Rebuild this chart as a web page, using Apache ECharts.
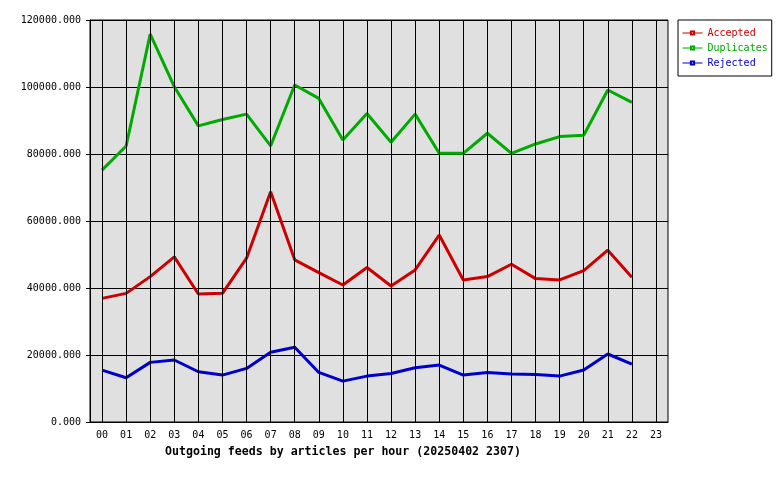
<!DOCTYPE html>
<html>
<head>
<meta charset="utf-8">
<title>Outgoing feeds by articles per hour</title>
<script src="https://cdn.jsdelivr.net/npm/echarts@6/dist/echarts.min.js"></script>
<style>
  html, body { margin: 0; padding: 0; background: #fff; }
  #chart { width: 780px; height: 480px; }
</style>
</head>
<body>
<div id="chart"></div>
<script>
// hours on the x axis
var hours = ['00','01','02','03','04','05','06','07','08','09','10','11',
             '12','13','14','15','16','17','18','19','20','21','22','23'];

// articles per hour
var accepted = [36900, 38400, 43400, 49300, 38200, 38400, 48900, 68700, 48400, 44600, 40900, 46100,
                40600, 45400, 55800, 42400, 43400, 47100, 42800, 42400, 45200, 51300, 43200];
var duplicates = [75200, 82400, 115800, 100100, 88400, 90300, 91900, 82400, 100600, 96600, 84200, 92100,
                  83500, 91900, 80200, 80200, 86200, 80200, 83000, 85200, 85600, 99100, 95400];
var rejected = [15500, 13200, 17800, 18500, 15000, 14000, 16000, 20800, 22300, 14800, 12200, 13700,
                14500, 16200, 17000, 14000, 14800, 14300, 14200, 13700, 15500, 20300, 17300];

var yTicks = { min: 0, max: 120000, step: 20000 };

var FONT = '"DejaVu Sans Mono", monospace';

var chart = echarts.init(document.getElementById('chart'));

function feed(name, values, color) {
    return {
        name: name,
        type: 'line',
        data: values,
        symbol: 'emptyRect',
        symbolSize: 4,
        showSymbol: false,
        z: 3,
        lineStyle: { color: color, width: 3 },
        itemStyle: { color: color }
    };
}

var option = {
    animation: false,
    backgroundColor: '#fff',
    title: {
        text: 'Outgoing feeds by articles per hour (20250402 2307)',
        left: 160,
        top: 441,
        textStyle: { fontFamily: FONT, fontSize: 11.6, fontWeight: 'bold', color: '#000' }
    },
    legend: {
        orient: 'vertical',
        left: 678,
        top: 20,
        padding: [7, 4, 7, 4],
        itemGap: 3,
        itemWidth: 20,
        itemHeight: 4,
        borderColor: '#000',
        borderWidth: 1,
        backgroundColor: '#fff',
        lineStyle: { width: 1 },
        textStyle: { fontFamily: FONT, fontSize: 10, lineHeight: 12 },
        data: [
            { name: 'Accepted', textStyle: { color: '#cc0000' } },
            { name: 'Duplicates', textStyle: { color: '#00aa00' } },
            { name: 'Rejected', textStyle: { color: '#0000cc' } }
        ]
    },
    grid: {
        left: 90, top: 20, width: 578, height: 402,
        show: true,
        backgroundColor: '#e0e0e0',
        borderColor: '#000',
        borderWidth: 1
    },
    xAxis: {
        type: 'category',
        data: hours,
        boundaryGap: true,
        axisLine: { lineStyle: { color: '#000', width: 1 } },
        axisTick: { show: false },
        splitLine: { show: false },
        axisLabel: { color: '#000', fontFamily: FONT, fontSize: 10, margin: 8, interval: 0 }
    },
    yAxis: {
        type: 'value',
        min: yTicks.min,
        max: yTicks.max,
        interval: yTicks.step,
        axisLine: { show: true, lineStyle: { color: '#000', width: 1 } },
        axisTick: { show: true, length: 4, lineStyle: { color: '#000' } },
        splitLine: { show: true, lineStyle: { color: '#000', width: 1 } },
        axisLabel: {
            color: '#000', fontFamily: FONT, fontSize: 10, margin: 9,
            formatter: function (v) { return v.toFixed(3); }
        }
    },
    series: [
        feed('Accepted', accepted, '#cc0000'),
        feed('Duplicates', duplicates, '#00aa00'),
        feed('Rejected', rejected, '#0000cc'),
        {
            // vertical grid lines through every hour
            name: 'hourLines',
            type: 'line',
            data: [],
            z: 1,
            silent: true,
            markLine: {
                silent: true,
                symbol: ['none', 'none'],
                label: { show: false },
                lineStyle: { color: '#000', width: 1, type: 'solid' },
                emphasis: { disabled: true },
                data: hours.map(function (h) { return { xAxis: h }; })
            }
        }
    ]
};

chart.setOption(option);
</script>
</body>
</html>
________________________________________
Output an exact copy of the material, with the pictures removed.

- [Answer to this problem]
Rebuild this chart as a web page, using Apache ECharts.
<!DOCTYPE html>
<html>
<head>
<meta charset="utf-8">
<title>Outgoing feeds by articles per hour</title>
<script src="https://cdn.jsdelivr.net/npm/echarts@6/dist/echarts.min.js"></script>
<style>
  html, body { margin: 0; padding: 0; background: #fff; }
  #chart { width: 780px; height: 480px; }
</style>
</head>
<body>
<div id="chart"></div>
<script>
// hours on the x axis
var hours = ['00','01','02','03','04','05','06','07','08','09','10','11',
             '12','13','14','15','16','17','18','19','20','21','22','23'];

// articles per hour
var accepted = [36900, 38400, 43400, 49300, 38200, 38400, 48900, 68700, 48400, 44600, 40900, 46100,
                40600, 45400, 55800, 42400, 43400, 47100, 42800, 42400, 45200, 51300, 43200];
var duplicates = [75200, 82400, 115800, 100100, 88400, 90300, 91900, 82400, 100600, 96600, 84200, 92100,
                  83500, 91900, 80200, 80200, 86200, 80200, 83000, 85200, 85600, 99100, 95400];
var rejected = [15500, 13200, 17800, 18500, 15000, 14000, 16000, 20800, 22300, 14800, 12200, 13700,
                14500, 16200, 17000, 14000, 14800, 14300, 14200, 13700, 15500, 20300, 17300];

var yTicks = { min: 0, max: 120000, step: 20000 };

var FONT = '"DejaVu Sans Mono", monospace';

var chart = echarts.init(document.getElementById('chart'));

function feed(name, values, color) {
    return {
        name: name,
        type: 'line',
        data: values,
        symbol: 'emptyRect',
        symbolSize: 4,
        showSymbol: false,
        z: 3,
        lineStyle: { color: color, width: 3 },
        itemStyle: { color: color }
    };
}

var option = {
    animation: false,
    backgroundColor: '#fff',
    title: {
        text: 'Outgoing feeds by articles per hour (20250402 2307)',
        left: 160,
        top: 441,
        textStyle: { fontFamily: FONT, fontSize: 11.6, fontWeight: 'bold', color: '#000' }
    },
    legend: {
        orient: 'vertical',
        left: 678,
        top: 20,
        padding: [7, 4, 7, 4],
        itemGap: 3,
        itemWidth: 20,
        itemHeight: 4,
        borderColor: '#000',
        borderWidth: 1,
        backgroundColor: '#fff',
        lineStyle: { width: 1 },
        textStyle: { fontFamily: FONT, fontSize: 10, lineHeight: 12 },
        data: [
            { name: 'Accepted', textStyle: { color: '#cc0000' } },
            { name: 'Duplicates', textStyle: { color: '#00aa00' } },
            { name: 'Rejected', textStyle: { color: '#0000cc' } }
        ]
    },
    grid: {
        left: 90, top: 20, width: 578, height: 402,
        show: true,
        backgroundColor: '#e0e0e0',
        borderColor: '#000',
        borderWidth: 1
    },
    xAxis: {
        type: 'category',
        data: hours,
        boundaryGap: true,
        axisLine: { lineStyle: { color: '#000', width: 1 } },
        axisTick: { show: false },
        splitLine: { show: false },
        axisLabel: { color: '#000', fontFamily: FONT, fontSize: 10, margin: 8, interval: 0 }
    },
    yAxis: {
        type: 'value',
        min: yTicks.min,
        max: yTicks.max,
        interval: yTicks.step,
        axisLine: { show: true, lineStyle: { color: '#000', width: 1 } },
        axisTick: { show: true, length: 4, lineStyle: { color: '#000' } },
        splitLine: { show: true, lineStyle: { color: '#000', width: 1 } },
        axisLabel: {
            color: '#000', fontFamily: FONT, fontSize: 10, margin: 9,
            formatter: function (v) { return v.toFixed(3); }
        }
    },
    series: [
        feed('Accepted', accepted, '#cc0000'),
        feed('Duplicates', duplicates, '#00aa00'),
        feed('Rejected', rejected, '#0000cc'),
        {
            // vertical grid lines through every hour
            name: 'hourLines',
            type: 'line',
            data: [],
            z: 1,
            silent: true,
            markLine: {
                silent: true,
                symbol: ['none', 'none'],
                label: { show: false },
                lineStyle: { color: '#000', width: 1, type: 'solid' },
                emphasis: { disabled: true },
                data: hours.map(function (h) { return { xAxis: h }; })
            }
        }
    ]
};

chart.setOption(option);
</script>
</body>
</html>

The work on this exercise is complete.